Slabtown, one of the few music venues (beyond downtown) in Northwest Portland and the city's second most stacked pinball bar, is going up for sale this week after a five-year run. Brinda Coleman, who bought Slabtown with two other co-owners in 2006 and opened on Groundhog's Day of 2007, has been running the business alone since co-owner Sam Soule left last February, and she says it's time to move on. 


"The main thing is just that I'm a single mom, I have three boys [at] 7, 10 and 15, and we homeschool," Coleman says from the back of the club, where bands' press photos and fliers of old Slabtown shows hang crooked on the walls. "Even when I'm not at work I'm still working. I'd rather spend more time with them. That's the crux of the issue. My boys, I look at them and they've grown up in a bar scene and they're essentially making their own cereal and toast—I want to be their parent again."

Booking Slabtown's live music has proven a taxing addition to Coleman's workload in the last year. "When Sam [Soule] left, I had to take over all the booking, and as it turns out, that is a big job," she says with feigned surprise. "Running the bar was always kind of my thing—doing the books, the kitchen, all of that—but taking on every aspect of the live music end was overwhelming. It's not my forté, I don't think I'm particularly good at it."

Asked whether Coleman would consider bringing in an outside booker and continuing to run the club, she says the right people have been hard to find. "The vision that Sam and I had, as far as the type of music we wanted in our club, not a lot of people are doing it or they already have their own bars. Competition is increasing and without two heads in it—Sam and I—it's really hard to do what we want to do. We could just turn it into a reggae club or something, but that isn't what we set out to do."

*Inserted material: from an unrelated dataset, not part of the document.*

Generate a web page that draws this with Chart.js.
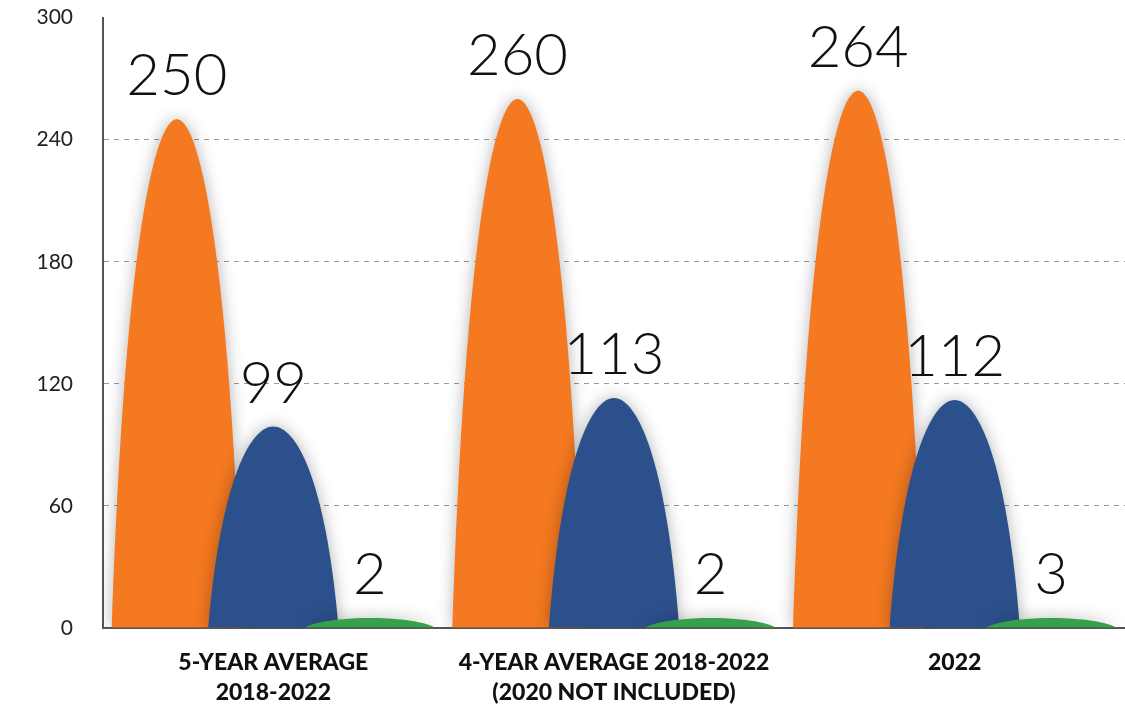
<!DOCTYPE html>
<html>
<head>
<meta charset="utf-8">
<script src="https://cdn.jsdelivr.net/npm/chart.js@4"></script>
<style>
  html, body { margin: 0; padding: 0; background: #fff; overflow: hidden; }
  #wrap { width: 1125px; height: 734px; margin-top: -25px; }
</style>
</head>
<body>
<div id="wrap"><canvas id="humpChart"></canvas></div>
<script>
// chart data
const categories = [['5-YEAR AVERAGE', '2018-2022'], ['4-YEAR AVERAGE 2018-2022', '(2020 NOT INCLUDED)'], '2022'];
const orangeValues = [250, 260, 264];
const blueValues = [99, 113, 112];
const greenValues = [2, 2, 3];
const yTicks = [0, 60, 120, 180, 240, 300];

// draws each bar as a rounded hump instead of a rectangle
const humps = {
  id: 'humps',
  beforeDatasetsDraw(chart) {
    const ctx = chart.ctx;
    const area = chart.chartArea;
    ctx.save();
    ctx.beginPath();
    ctx.rect(area.left, 0, area.right - area.left, area.bottom);
    ctx.clip();
    chart.data.datasets.forEach((ds, i) => {
      chart.getDatasetMeta(i).data.forEach(bar => {
        const w = bar.width * 1.35;
        const left = bar.x - w / 2, right = bar.x + w / 2;
        const top = bar.y, base = bar.base, h = base - top;
        ctx.beginPath();
        ctx.moveTo(left, base);
        ctx.bezierCurveTo(left + w * 0.1, base - h * 0.75, bar.x - w * 0.17, top, bar.x, top);
        ctx.bezierCurveTo(bar.x + w * 0.17, top, right - w * 0.1, base - h * 0.75, right, base);
        ctx.closePath();
        ctx.shadowColor = 'rgba(0,0,0,0.3)';
        ctx.shadowBlur = 16;
        ctx.fillStyle = ds.backgroundColor;
        ctx.fill();
      });
    });
    ctx.restore();
    return false;
  },
  afterDraw(chart) {
    const ctx = chart.ctx;
    ctx.save();
    ctx.font = '300 58px Lato';
    ctx.fillStyle = '#111';
    ctx.textAlign = 'center';
    ctx.textBaseline = 'alphabetic';
    chart.data.datasets.forEach((ds, i) => {
      chart.getDatasetMeta(i).data.forEach((bar, j) => {
        ctx.fillText(String(ds.data[j]), bar.x, bar.y - 24);
      });
    });
    ctx.restore();
  }
};

new Chart(document.getElementById('humpChart'), {
  type: 'bar',
  data: {
    labels: categories,
    datasets: [
      { label: 'Orange', data: orangeValues, backgroundColor: '#F47920' },
      { label: 'Blue', data: blueValues, backgroundColor: '#2C508C' },
      { label: 'Green', data: greenValues, backgroundColor: '#37A04A', minBarLength: 10 }
    ]
  },
  plugins: [humps],
  options: {
    responsive: true,
    maintainAspectRatio: false,
    animation: false,
    categoryPercentage: 0.85,
    barPercentage: 1,
    plugins: { legend: { display: false }, tooltip: { enabled: false } },
    scales: {
      x: {
        z: 1,
        grid: { display: false },
        border: { color: '#555', width: 2 },
        ticks: {
          color: '#111',
          padding: 12,
          maxRotation: 0,
          autoSkip: false,
          font: { family: 'Lato', weight: '900', size: 23, lineHeight: 1.3 }
        },
        afterFit(scale) { scale.height = 81; }
      },
      y: {
        min: 0,
        max: 300,
        afterBuildTicks(scale) { scale.ticks = yTicks.map(v => ({ value: v })); },
        grid: {
          drawTicks: false,
          color: ctx => (ctx.tick.value === 0 || ctx.tick.value === 300) ? 'rgba(0,0,0,0)' : '#999',
          lineWidth: 1
        },
        border: { color: '#555', width: 2, dash: [5, 5] },
        ticks: {
          color: '#222',
          padding: 30,
          font: { family: 'Lato', weight: '400', size: 21 }
        },
        afterFit(scale) { scale.width = 103; }
      }
    }
  }
});
</script>
</body>
</html>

What Slabtown does best, in a musical sense, is attract underground music of the punk and garage rock variety. Competition has indeed increased in that department, with bars like East End, The Know and a rejuvenated Tonic Lounge pulling from a similar pool of local and touring artists. Slabtown's overall aesthetic, though, is singular—part adult arcade, part dive bar and part working class happy hour spot, the club seems miles away from the condo culture of the nearby Pearl district. It's hard to imagine Slabtown's unique character staying intact under new ownership, but that's Coleman's hope. "I would love to come across somebody that I know and trust who is interested in continuing on what we had started. That would be ideal," Coleman says. Still, she's "open to all suggestions" when it comes to retaining an ownership stake. "There's a lot of flexibility in that, for sure."

Coleman's broker is putting Slabtown on the market this week, but Coleman says she's also open to taking direct (serious) inquiries herself. There's some uncertainty, of course ("This is the first time I've ever sold a bar," Coleman says), but she knows that she's ready to move on. "Managing a bar, that's manageable—but adding on to that [being] the face of the club and doing the booking and everything, it has just become more than what I signed up for."